**Exercise requirements:**
Look through the data below. Show each line where the string "this" occurs.

**Given records:**
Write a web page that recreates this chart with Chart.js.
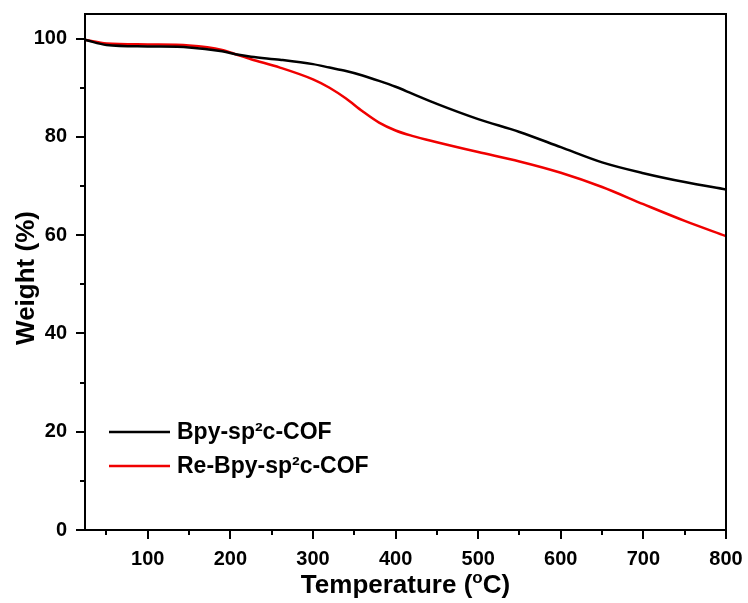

--

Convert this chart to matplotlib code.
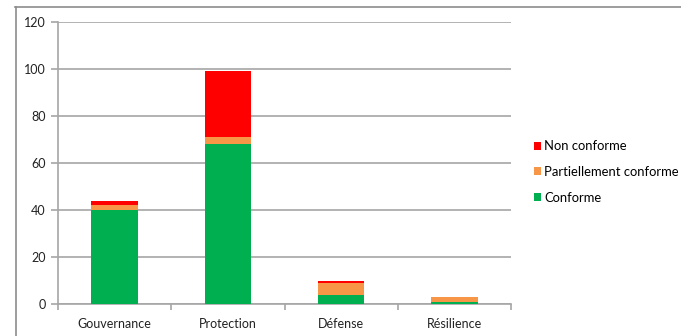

---

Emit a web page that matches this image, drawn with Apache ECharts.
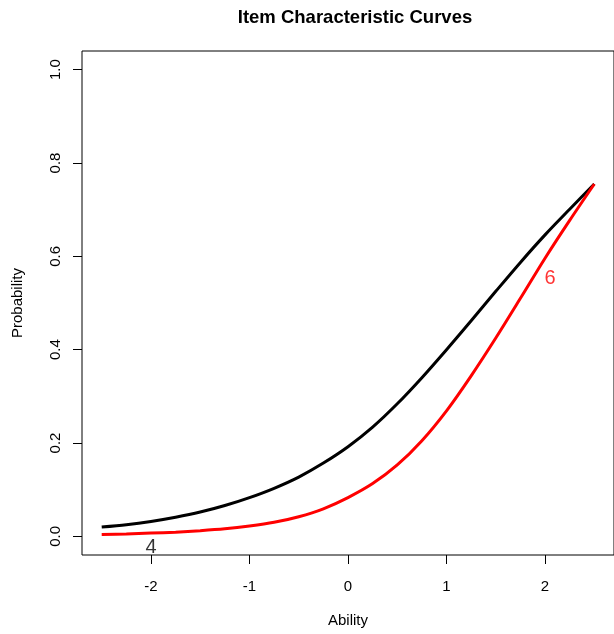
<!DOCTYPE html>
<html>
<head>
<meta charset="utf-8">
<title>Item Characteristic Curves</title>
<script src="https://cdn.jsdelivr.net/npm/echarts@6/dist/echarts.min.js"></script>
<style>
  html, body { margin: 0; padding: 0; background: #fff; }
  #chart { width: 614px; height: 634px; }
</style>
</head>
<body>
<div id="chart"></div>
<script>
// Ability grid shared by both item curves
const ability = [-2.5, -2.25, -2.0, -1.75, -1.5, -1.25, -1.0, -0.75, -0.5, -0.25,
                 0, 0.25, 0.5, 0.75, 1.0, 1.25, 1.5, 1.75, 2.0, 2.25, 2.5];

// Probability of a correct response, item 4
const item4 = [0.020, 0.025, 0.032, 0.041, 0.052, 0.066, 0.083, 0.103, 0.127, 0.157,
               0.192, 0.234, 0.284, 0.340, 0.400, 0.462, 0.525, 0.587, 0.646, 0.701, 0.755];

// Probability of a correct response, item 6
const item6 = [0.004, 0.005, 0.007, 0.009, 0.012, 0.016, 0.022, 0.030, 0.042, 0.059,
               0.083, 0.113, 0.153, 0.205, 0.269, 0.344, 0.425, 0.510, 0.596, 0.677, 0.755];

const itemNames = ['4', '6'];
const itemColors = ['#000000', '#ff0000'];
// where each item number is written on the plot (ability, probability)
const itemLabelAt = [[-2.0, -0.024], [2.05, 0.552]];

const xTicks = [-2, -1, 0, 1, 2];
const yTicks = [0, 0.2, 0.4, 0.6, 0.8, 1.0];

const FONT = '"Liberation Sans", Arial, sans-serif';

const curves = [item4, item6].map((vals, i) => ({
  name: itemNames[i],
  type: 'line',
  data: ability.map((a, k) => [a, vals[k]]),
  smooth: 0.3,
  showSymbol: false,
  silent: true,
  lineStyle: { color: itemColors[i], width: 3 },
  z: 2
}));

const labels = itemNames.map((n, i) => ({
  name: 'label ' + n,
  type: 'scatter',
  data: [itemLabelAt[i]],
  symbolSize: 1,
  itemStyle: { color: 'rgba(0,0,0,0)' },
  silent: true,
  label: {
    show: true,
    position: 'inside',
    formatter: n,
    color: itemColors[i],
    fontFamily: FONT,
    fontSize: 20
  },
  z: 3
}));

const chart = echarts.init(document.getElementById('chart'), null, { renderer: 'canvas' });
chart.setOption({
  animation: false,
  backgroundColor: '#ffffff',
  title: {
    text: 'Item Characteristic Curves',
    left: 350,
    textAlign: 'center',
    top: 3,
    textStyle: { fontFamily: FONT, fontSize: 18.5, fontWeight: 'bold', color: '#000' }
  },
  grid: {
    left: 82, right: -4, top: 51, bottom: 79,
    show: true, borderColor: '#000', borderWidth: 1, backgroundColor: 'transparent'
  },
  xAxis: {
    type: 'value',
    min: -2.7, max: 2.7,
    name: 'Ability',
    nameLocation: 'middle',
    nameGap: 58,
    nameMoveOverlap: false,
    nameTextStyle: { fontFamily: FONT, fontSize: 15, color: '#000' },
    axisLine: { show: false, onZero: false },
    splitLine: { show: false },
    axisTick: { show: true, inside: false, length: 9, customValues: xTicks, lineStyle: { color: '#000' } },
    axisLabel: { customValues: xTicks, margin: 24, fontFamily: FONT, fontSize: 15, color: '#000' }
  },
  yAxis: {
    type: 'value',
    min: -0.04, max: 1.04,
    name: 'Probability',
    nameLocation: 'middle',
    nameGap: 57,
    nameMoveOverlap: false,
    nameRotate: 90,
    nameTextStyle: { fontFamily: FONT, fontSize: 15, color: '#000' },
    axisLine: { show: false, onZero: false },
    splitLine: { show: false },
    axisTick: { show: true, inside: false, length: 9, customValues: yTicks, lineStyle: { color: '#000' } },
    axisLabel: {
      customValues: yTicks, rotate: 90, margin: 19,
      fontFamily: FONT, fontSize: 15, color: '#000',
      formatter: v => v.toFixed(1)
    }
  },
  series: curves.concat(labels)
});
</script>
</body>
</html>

**Final result:**
Write a web page that recreates this chart with Chart.js.
Convert this chart to matplotlib code.
Emit a web page that matches this image, drawn with Apache ECharts.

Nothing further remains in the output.